The cases below are the seven most common case types Manolete deals with. The wording is meant to be broadly illustrative and should not be used as a legal reference.
Overdrawn Directors' Loan Accounts
This is one of the most common claims referred to Manolete. IPs needing assistance in recovering the debt for the benefit of the insolvent estate can assign the claim to Manolete to enable realisations to be made.
Breach of Contract
There are often instances where a company was a party to a contractual agreement prior to its insolvency and the other party is in breach, resulting in loss to that company. Common examples include claims under construction contracts or contracts for the supply of goods or services. The IP may wish to bring claims against the party in breach and seek damages, compensation or other remedies. Depending on the circumstances, the claim can be either be assigned to Manolete or funded by Manolete.
Misfeasance/ Breach of Duty
If directors of a company breach the duties set out on the Companies Act 2006, they can be pursued to compensate the company for any losses suffered as a result of those breaches.
Misfeasance claims against directors are often brought pursuant to Section 212 of the Insolvency Act 1986 in instances where a director has misapplied money or other property of the company and/or breached his duties as a director.
A breach of duty claim can be assigned to Manolete and there is often an overlap between breach of duty and the other claims set out in this section.

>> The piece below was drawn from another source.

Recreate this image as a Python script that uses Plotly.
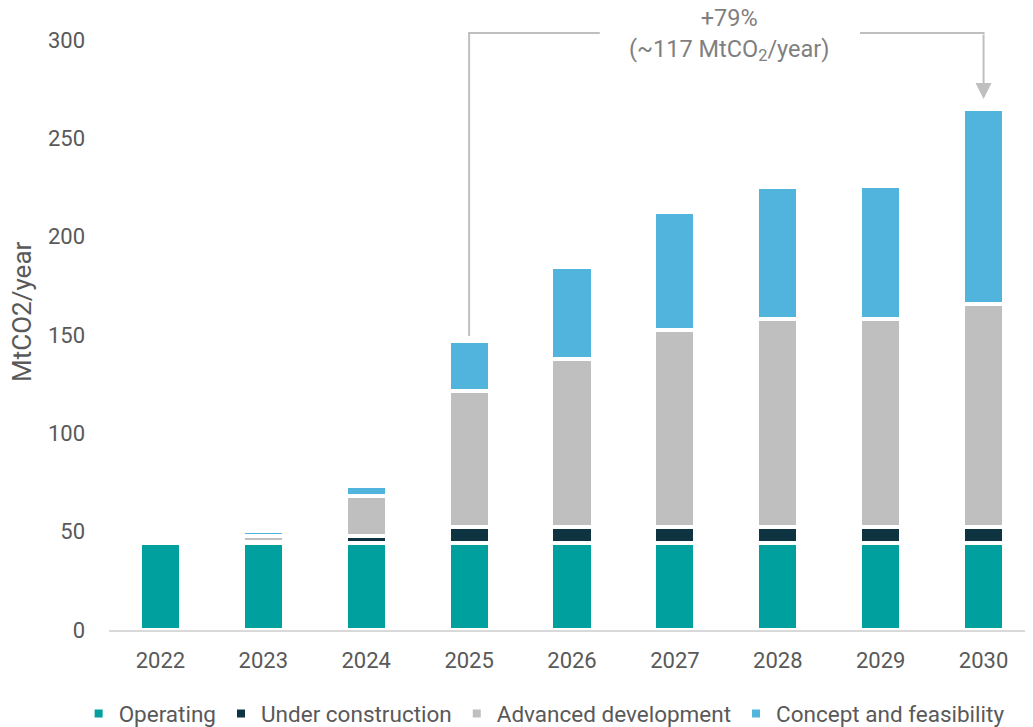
import plotly.graph_objects as go

years = ["2022", "2023", "2024", "2025", "2026", "2027", "2028", "2029", "2030"]
operating = [44, 44, 44, 44, 44, 44, 44, 44, 44]
under_construction = [0, 1, 4, 8.5, 8.5, 8.5, 8.5, 8.5, 8.5]
advanced_development = [0, 3, 20, 69, 85.5, 100, 105.5, 105.5, 113.5]
concept_feasibility = [0, 2.5, 5, 25.5, 46.5, 60, 67, 68, 99]

series = [
    ("Operating", operating, "#00A09F"),
    ("Under construction", under_construction, "#0E3442"),
    ("Advanced development", advanced_development, "#BFBFBF"),
    ("Concept and feasibility", concept_feasibility, "#50B4DC"),
]

FONT = "Roboto"
TXT = "#595959"

fig = go.Figure()
for name, vals, col in series:
    fig.add_trace(go.Bar(
        x=years, y=vals, name=name,
        marker=dict(color=col, line=dict(color="white", width=4)),
    ))

totals = [sum(v) for v in zip(operating, under_construction, advanced_development, concept_feasibility)]
i0, i1 = years.index("2025"), years.index("2030")
y_top = 303.5
grey = "#BFBFBF"

shapes = [
    dict(type="line", xref="x", yref="y", x0=i0, x1=i0, y0=totals[i0] + 2.5, y1=y_top,
         line=dict(color=grey, width=2)),
    dict(type="line", xref="x", yref="y", x0=i0 - 0.01, x1=4.27, y0=y_top, y1=y_top,
         line=dict(color=grey, width=2)),
    dict(type="line", xref="x", yref="y", x0=6.80, x1=i1 + 0.01, y0=y_top, y1=y_top,
         line=dict(color=grey, width=2)),
]

annotations = [
    dict(x=i1, y=totals[i1] + 5, xref="x", yref="y", ax=i1, ay=y_top, axref="x", ayref="y",
         text="", showarrow=True, arrowhead=2, arrowsize=1.6, arrowwidth=2, arrowcolor=grey,
         standoff=0, startstandoff=0),
    dict(x=5.53, y=302.8, xref="x", yref="y", showarrow=False,
         text="+79%<br>(~117 MtCO<sub>2</sub>/year)",
         font=dict(family=FONT, size=23.5, color="#7F7F7F"), align="center",
         xanchor="center", yanchor="middle"),
    dict(x=-0.094, y=0.513, xref="paper", yref="paper", showarrow=False,
         text="MtCO2/year", textangle=-90, xanchor="center", yanchor="middle",
         font=dict(family=FONT, size=26, color=TXT)),
]

fig.update_layout(
    width=1033, height=727,
    margin=dict(l=101, r=6, t=2, b=105, autoexpand=False),
    barmode="stack", bargap=0.6,
    plot_bgcolor="white", paper_bgcolor="white",
    font=dict(family=FONT, size=22, color=TXT),
    showlegend=True,
    legend=dict(orientation="h", x=0.519, xref="container", xanchor="center",
                y=0.0289, yref="container", yanchor="middle",
                font=dict(family=FONT, size=22.5, color=TXT), traceorder="normal",
                bgcolor="rgba(0,0,0,0)"),
    shapes=shapes, annotations=annotations,
)
fig.update_xaxes(type="category", showline=True, linecolor="#D9D9D9", linewidth=2,
                 showgrid=False, zeroline=False, ticks="", ticklabelstandoff=10,
                 automargin=False, tickfont=dict(family=FONT, size=22, color=TXT))
fig.update_yaxes(range=[0, 315.25], tickvals=[0, 50, 100, 150, 200, 250, 300],
                 showgrid=False, zeroline=False, showline=False, ticks="",
                 ticklabelstandoff=23, automargin=False,
                 tickfont=dict(family=FONT, size=22, color=TXT))

fig.write_html("out.html")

Relevant Provisions: Sections 171- 177 Companies Act 2006, Section 212 Insolvency Act 1986.
Transaction at Undervalue
A Liquidator or Administrator may wish to bring claims where company assets have been sold or transferred to another party for less than the true value of that asset (or for no value at all) in the two years before administration or liquidation and the company was insolvent at the time, or became insolvent as a result of the transaction. Insolvency is presumed if the transaction is with a Connected party.
A trustee in bankruptcy may wish to bring a similar claim in instances where an individual disposes of assets as a gift or for significantly less than that asset was worth in the five years prior to bankruptcy. If the transaction was entered into between two and five years prior to the bankruptcy, the individual must have been insolvent at the time of the transaction or became insolvent as a result of the transaction, but insolvency is presumed if the transaction is with an Associate.
A transaction at undervalue claim can be assigned to Manolete where the company entered into administration or liquidation on or after 1 October 2015. In administrations and liquidations prior to October 2015, and in bankruptcy, the claim can be funded by Manolete.
Relevant Provisions: Sections 238 and 339 Insolvency Act 1986.
Where a company gives a preference to a creditor which puts that creditor in a better position in the event of the company going into insolvent liquidation than it would otherwise have been, the liquidator can bring a claim to restore the position. The preference must have occurred within six months (two years if the party receiving the preference is connected with the company) before the onset of insolvency, the company must have been insolvent at the time of the preference or become so as a result of the preference and the company must have been influenced by a desire to prefer. Insolvency is presumed where the preferred party is connected with the company.
A trustee may wish to bring a similar claim in instances where an insolvent individual puts a creditor in a better position than that creditor would otherwise have been if the action was taken in the six months leading to his bankruptcy or two years if the creditor is an Associate of the bankrupt. The bankrupt must have been influenced by a desire to prefer, and such desire is presumed where the preferred party is an Associate of the bankrupt. The bankrupt must have been insolvent at the time of the preference or become so as a result of the preference; insolvency is presumed where the preferred party is an Associate of the bankrupt.
A preference claim can be assigned to Manolete where the company entered into liquidation on or after 1 October 2015. In liquidations prior to October 2015, and in bankruptcy, the claim can be funded by Manolete.
Relevant Provisions: Sections 239 and 340 Insolvency Act 1986.
Directors of a company are required to consider whether there are sufficient distributable profits available to pay a dividend to shareholders and the dividend must be with reference to relevant accounts. A dividend which contravenes either common law (such as a distribution out of capital) or Part 23 of the Companies Act 2006 (such as a dividend declared in excess of distributable profits) is unlawful. A shareholder who knows or has reasonable grounds to believe that a distribution contravenes the statutory rules is liable to repay it (or the portion that is unlawful).
An unlawful dividend claim can be assigned to Manolete.
Relevant Provision: Section 847 (2) Companies Act 2006.
Where a company continues to trade when the director knew or ought to have concluded there was no reasonable prospect the company would avoid going into insolvent liquidation, the liquidator can apply to the Court for an order that the director contribute to the company’s assets.
A wrongful trading claim can be assigned to Manolete where the company entered into liquidation on or after 1 October 2015. In liquidations prior to October 2015, the claim can be funded by Manolete.
Relevant Provision: Section 214 Insolvency Act 1986.